Step 2-Angle of the points
To find the points, lift the flap of the saddle and look for a leather pocket into which the wooden processes of the pommel
are fitted. This is the point pocket and there is one on both sides of the pommel just under the saddle bars. (It becomes
important to know the terms used in saddle making and the internal structure of a saddle.) These points should lie parallel
to the withers and not contact the back musculature. If the angles are too narrow the points will dig into the horse's muscles
and the middle of the saddle will not evenly contact the horse's back. If the angle is too wide the saddle will sit down in
front and will put pressure on the withers. To assess the point angles, stand looking from the front of the saddle with the
flap lifted. The points should be parallel with the musculature. Some points are concealed on certain saddles. In these cases,
one must rely on the panel pressure procedure.
Step 3-Panel pressure & contact
Panels are the wool-stuffed underside of the saddle that rest on the back of the horse. Place one hand in the center of the
saddle and press down to secure the saddle in place. Put your other hand between the front of the panel and feel for any uneven
pressure under the points. The front panel should not pinch the withers in any area. Run your hand, palm up, along the entire
panel feeling for even pressure. You should raise the sweat flap and check that the panels fit snugly and evenly all along
the back. Panels may be made of materials other than wool, such as foam. Wool is generally considered superior, though, because
it can conform to the variations of contour in the horse's back better than foam and because it can be adjusted to correct
for a multitude of balance and symmetry problems. Panels on whatever material cannot correct, however, for a poorly designed
or incorrectly fitted tree.
Step 4- Pommel to cantle relationship
Visualize a straight line parallel to the ground from the pommel to the cantle. (Photographs can be taken with a digital camera
and lines drawn to more accurately evaluate this relationship.) In saddles with deep or moderately deep seats, the cantle
should be between 2 to 3 inches higher than the pommel. In shallower seats, such as in close contact jumping saddles, the
cantle may be only 1 to 2 inches higher than the pommel. In almost any saddle, however, if the cantle is level with or below
the pommel then the saddle is not properly fitted.
Step 5-Level seat
Visualize the same straight line parallel to the ground and look at the deepest part of the seat. This area should be level,
in order to put the rider squarely on their pelvis (seat bones) and in balance. This shows the importance of evaluating rider
balance. A proper fitting saddle will still result in uneven forces on the horse's back and potential problems if the rider
is not correctly balanced.
Step 6- Wither clearance
There should be adequate clearance between the pommel and the top of the horse's withers - approximately two to three fingers.

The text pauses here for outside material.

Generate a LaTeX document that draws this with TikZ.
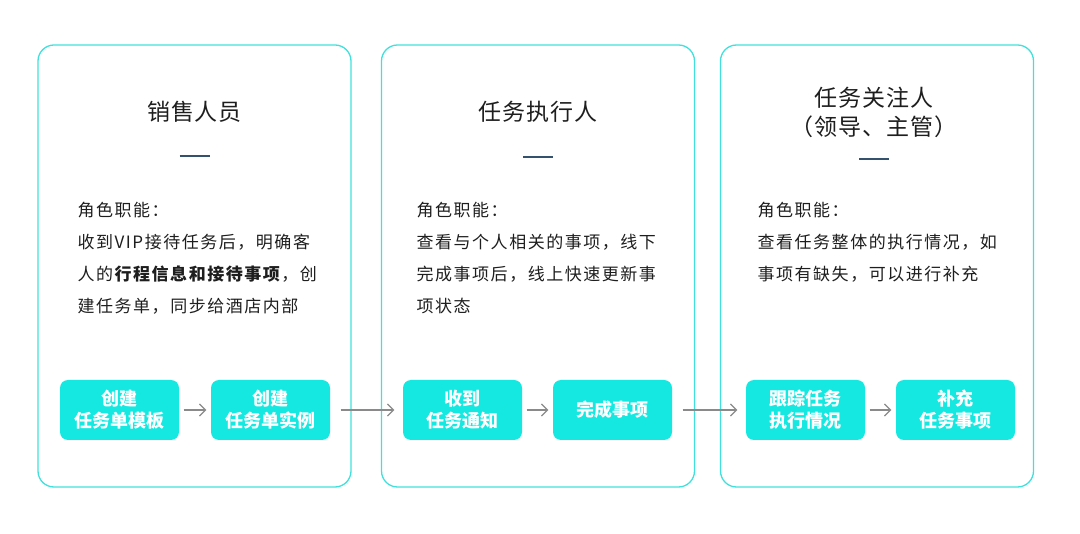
\documentclass[tikz,border=0pt]{standalone}
\usepackage{fontspec}
\setmainfont{Noto Sans CJK SC}
\usetikzlibrary{arrows.meta, positioning}
\definecolor{cframe}{HTML}{40E0DC}
\definecolor{cbtn}{HTML}{15E8E1}
\definecolor{cbar}{HTML}{34526E}
\definecolor{carrow}{HTML}{8A8A8A}
\definecolor{ctext}{HTML}{1E1E1E}
\tikzset{
  every picture/.style={line width=1.2pt},
  panel/.style={draw=cframe, line width=1.3pt, rounded corners=16pt, minimum width=313pt, minimum height=442pt},
  role/.style={font=\fontsize{23}{29}\selectfont\addfontfeature{LetterSpace=4}, text=ctext, align=center},
  duty/.style={font=\fontsize{17}{32}\selectfont\addfontfeature{LetterSpace=9}, text=ctext, align=left, anchor=north west, inner sep=0pt},
  btn/.style={fill=cbtn, rounded corners=8pt, minimum width=119pt, minimum height=60pt, inner sep=0pt, font=\fontsize{18}{22}\selectfont\bfseries, text=white, align=center},
  arrow/.style={-{Straight Barb[length=6pt, width=12pt]}, draw=carrow, line width=1.3pt},
  bar/.style={draw=cbar, line width=2pt},
}

\begin{document}
\begin{tikzpicture}[x=1pt, y=-1pt]
  \useasboundingbox (0,0) rectangle (1080,534);
  % sales
  \node[panel] (p1) at (194.5,266) {};
  \node[role] (t1) at (194.5,112) {销售人员};
  \draw[bar] (179.5,156) -- (209.5,156);
  \node[duty] (d1) at (77,202) {角色职能：\\收到VIP接待任务后，明确客\\人的\textbf{行程信息和接待事项}，创\\建任务单，同步给酒店内部};
  \node[btn] (b1) at (119.5,410) {创建\\任务单模板};
  \node[btn] (b2) at (270.5,410) {创建\\任务单实例};
  % executor
  \node[panel] (p2) at (538,266) {};
  \node[role] (t2) at (538,112) {任务执行人};
  \draw[bar] (523,157) -- (553,157);
  \node[duty] (d2) at (416,202) {角色职能：\\查看与个人相关的事项，线下\\完成事项后，线上快速更新事\\项状态};
  \node[btn] (b3) at (462.5,410) {收到\\任务通知};
  \node[btn] (b4) at (612.5,410) {完成事项};
  % watcher
  \node[panel] (p3) at (877,266) {};
  \node[role] (t3) at (874,112) {任务关注人\\（领导、主管）};
  \draw[bar] (859,159) -- (889,159);
  \node[duty] (d3) at (757,202) {角色职能：\\查看任务整体的执行情况，如\\事项有缺失，可以进行补充};
  \node[btn] (b5) at (805.5,410) {跟踪任务\\执行情况};
  \node[btn] (b6) at (955.5,410) {补充\\任务事项};
  % flow
  \draw[arrow, shorten <=4pt, shorten >=4pt] (b1) -- (b2);
  \draw[arrow, shorten <=10pt, shorten >=8pt] (b2) -- (b3);
  \draw[arrow, shorten <=4pt, shorten >=4pt] (b3) -- (b4);
  \draw[arrow, shorten <=10pt, shorten >=8pt] (b4) -- (b5);
  \draw[arrow, shorten <=4pt, shorten >=4pt] (b5) -- (b6);
\end{tikzpicture}
\end{document}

If there are more than three fingers then the pommel may be too high and the tree too narrow. Less that two fingers clearance
may mean that the pommel is too low and the tree too wide. Either condition can lead to performance issues and possible lameness.
Wool-stuffed panels will settle a half inch or so and should be factored in. Some horses have flat round withers and may
need more clearance under the pommel and one may need to rely more on cantle to pommel balance as an indicator of fit in these
Step 7- Channel clearance/gullet width
There should be adequate clearance over the spinal area and throughout the channel of the saddle. A narrow channel will restrict
the horse's movement dramatically and may cause soreness. The channel of the saddle should completely clear the connective
tissue of the horse's dorsal midline and rest instead on the musculature of the longissimus dorsi. Because the saddle will
press downward and outward under the rider's weight, steps 6 and 7 should be repeated with the rider in the saddle. Adequate
clearance over the withers and the spine should be observed with the rider mounted as well.